If the former family home is sold according to the orders, nothing stops the wife from purchasing the property on the open market with the aid of the same financial assistance she had envisaged using to privately acquire the husband’s one-half share. While she would then experience the disadvantage of having to compete with other prospective purchasers, any price increase caused by such competition will be mollified by her receipt as a joint vendor of one-half of the increased capital gain. The wife cannot demonstrate that sufficient doubt attends the decision to warrant the grant of leave to appeal, even with the aid of the further evidence she proposed to adduce.

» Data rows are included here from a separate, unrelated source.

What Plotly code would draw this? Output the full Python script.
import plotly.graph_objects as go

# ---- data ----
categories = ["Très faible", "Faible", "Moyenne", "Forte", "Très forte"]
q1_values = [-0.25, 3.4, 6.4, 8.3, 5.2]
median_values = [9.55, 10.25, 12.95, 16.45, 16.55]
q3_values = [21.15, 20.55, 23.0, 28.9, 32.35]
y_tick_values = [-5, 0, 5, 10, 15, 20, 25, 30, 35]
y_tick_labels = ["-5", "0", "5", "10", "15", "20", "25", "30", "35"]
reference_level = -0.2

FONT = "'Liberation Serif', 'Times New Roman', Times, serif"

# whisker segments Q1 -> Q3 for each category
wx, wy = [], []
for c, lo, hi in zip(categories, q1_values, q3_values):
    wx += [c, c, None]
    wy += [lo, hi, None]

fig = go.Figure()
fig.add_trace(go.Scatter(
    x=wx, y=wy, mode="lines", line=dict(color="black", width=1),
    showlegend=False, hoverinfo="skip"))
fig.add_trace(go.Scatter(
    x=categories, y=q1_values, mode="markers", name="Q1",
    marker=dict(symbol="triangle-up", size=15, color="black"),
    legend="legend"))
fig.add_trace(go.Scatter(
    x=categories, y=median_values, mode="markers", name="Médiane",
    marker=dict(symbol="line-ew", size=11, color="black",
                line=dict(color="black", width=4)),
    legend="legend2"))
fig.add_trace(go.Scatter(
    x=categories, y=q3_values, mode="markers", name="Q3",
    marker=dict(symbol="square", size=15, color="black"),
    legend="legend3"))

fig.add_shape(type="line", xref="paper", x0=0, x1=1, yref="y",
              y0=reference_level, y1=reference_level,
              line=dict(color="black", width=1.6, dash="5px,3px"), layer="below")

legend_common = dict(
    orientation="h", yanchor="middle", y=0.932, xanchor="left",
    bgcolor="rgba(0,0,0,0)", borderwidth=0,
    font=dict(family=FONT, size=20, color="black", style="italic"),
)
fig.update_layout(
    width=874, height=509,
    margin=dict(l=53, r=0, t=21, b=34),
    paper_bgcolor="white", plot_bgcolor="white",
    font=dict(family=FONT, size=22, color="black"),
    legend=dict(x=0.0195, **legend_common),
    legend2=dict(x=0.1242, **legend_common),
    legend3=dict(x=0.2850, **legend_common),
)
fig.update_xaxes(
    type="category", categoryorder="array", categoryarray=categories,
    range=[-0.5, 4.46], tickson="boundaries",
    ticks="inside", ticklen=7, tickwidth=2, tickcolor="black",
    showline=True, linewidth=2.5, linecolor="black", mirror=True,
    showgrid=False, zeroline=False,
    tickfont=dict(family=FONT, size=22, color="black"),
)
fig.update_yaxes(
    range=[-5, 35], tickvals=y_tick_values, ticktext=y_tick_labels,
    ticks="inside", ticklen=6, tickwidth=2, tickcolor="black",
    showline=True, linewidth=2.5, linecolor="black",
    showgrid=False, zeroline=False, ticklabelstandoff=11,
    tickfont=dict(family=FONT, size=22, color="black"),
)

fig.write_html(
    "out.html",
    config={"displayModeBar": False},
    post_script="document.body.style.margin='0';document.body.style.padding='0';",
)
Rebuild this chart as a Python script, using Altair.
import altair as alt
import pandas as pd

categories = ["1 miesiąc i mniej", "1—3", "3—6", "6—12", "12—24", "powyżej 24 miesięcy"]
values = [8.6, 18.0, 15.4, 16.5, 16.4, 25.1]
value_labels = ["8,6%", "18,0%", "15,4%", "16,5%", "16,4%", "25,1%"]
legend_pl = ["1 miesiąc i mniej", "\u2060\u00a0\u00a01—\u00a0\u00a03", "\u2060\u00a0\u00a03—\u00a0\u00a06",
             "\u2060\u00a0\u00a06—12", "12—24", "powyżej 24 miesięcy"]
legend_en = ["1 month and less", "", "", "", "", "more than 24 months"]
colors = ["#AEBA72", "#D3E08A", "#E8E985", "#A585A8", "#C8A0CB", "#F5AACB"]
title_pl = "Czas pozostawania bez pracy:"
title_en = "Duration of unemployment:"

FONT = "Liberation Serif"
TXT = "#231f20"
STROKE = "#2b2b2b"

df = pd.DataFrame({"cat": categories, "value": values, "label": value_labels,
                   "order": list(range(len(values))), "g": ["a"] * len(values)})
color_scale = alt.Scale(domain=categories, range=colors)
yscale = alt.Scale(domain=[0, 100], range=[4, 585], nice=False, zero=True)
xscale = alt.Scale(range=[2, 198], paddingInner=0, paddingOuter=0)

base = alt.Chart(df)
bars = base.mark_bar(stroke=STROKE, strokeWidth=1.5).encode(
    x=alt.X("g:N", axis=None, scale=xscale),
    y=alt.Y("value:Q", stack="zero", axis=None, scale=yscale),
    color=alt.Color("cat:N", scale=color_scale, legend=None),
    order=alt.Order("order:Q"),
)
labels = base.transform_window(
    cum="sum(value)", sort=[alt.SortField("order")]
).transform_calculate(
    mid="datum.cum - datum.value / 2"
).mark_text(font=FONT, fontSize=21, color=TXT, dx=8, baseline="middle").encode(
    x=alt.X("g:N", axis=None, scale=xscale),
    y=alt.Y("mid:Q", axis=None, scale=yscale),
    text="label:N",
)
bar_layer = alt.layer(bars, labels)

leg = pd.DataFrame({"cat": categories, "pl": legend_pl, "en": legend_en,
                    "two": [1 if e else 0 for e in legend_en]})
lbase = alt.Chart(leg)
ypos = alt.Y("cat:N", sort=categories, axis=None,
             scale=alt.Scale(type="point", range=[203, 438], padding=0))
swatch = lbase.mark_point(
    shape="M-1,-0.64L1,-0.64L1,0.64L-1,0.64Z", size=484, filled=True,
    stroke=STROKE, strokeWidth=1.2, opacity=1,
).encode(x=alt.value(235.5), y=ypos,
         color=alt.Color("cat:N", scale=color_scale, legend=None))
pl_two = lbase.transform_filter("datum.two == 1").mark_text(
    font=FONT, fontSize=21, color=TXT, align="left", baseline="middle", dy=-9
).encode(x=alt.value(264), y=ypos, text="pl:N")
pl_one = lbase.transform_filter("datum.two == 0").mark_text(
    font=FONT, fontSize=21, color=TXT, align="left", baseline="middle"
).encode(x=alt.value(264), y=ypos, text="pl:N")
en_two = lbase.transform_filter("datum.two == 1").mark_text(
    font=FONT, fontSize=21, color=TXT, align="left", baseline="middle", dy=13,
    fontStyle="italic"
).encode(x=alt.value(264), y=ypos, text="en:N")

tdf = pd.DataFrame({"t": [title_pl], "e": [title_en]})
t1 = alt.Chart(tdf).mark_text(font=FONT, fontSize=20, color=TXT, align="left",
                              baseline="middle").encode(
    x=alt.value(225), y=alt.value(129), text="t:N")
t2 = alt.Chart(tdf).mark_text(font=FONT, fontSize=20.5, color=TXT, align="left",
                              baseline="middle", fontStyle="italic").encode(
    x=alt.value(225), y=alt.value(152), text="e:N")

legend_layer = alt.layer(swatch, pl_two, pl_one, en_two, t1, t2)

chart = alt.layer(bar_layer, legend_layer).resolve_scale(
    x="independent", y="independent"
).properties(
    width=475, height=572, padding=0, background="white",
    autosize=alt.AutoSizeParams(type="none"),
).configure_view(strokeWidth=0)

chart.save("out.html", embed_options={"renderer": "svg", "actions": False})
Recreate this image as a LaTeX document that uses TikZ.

The second application and its accompanying affidavit were filed late, in breach of r 13.39 of the Federal Circuit and Family Court of Australia (Family Law) Rules 2021 (Cth), without any satisfactory explanation for the lateness. The relevance of the evidence is not established. The documents the wife wants to adduce (being corporate searches and banking documents) were destined to support her attempt to prove in the appeal that the husband failed to fully and frankly disclose his financial circumstances prior to the hearing before the magistrate. She deposed such evidence advanced her claims under Grounds 1, 2 and 6, but it is difficult to see how that could possibly be so. The magistrate did not, and was not expressly asked to, make any finding about the father’s financial disclosure.
Conclusion:
The Court dismissed the Application in an Appeal filed on 15 March 2022 and the Application in an Appeal filed on 25 March 2022. The leave to appeal is refused. The Amended Notice of Appeal filed on 11 February 2022 is dismissed. The applicant shall pay the respondent’s costs of and incidental to the appeal, fixed in the sum of $8,823.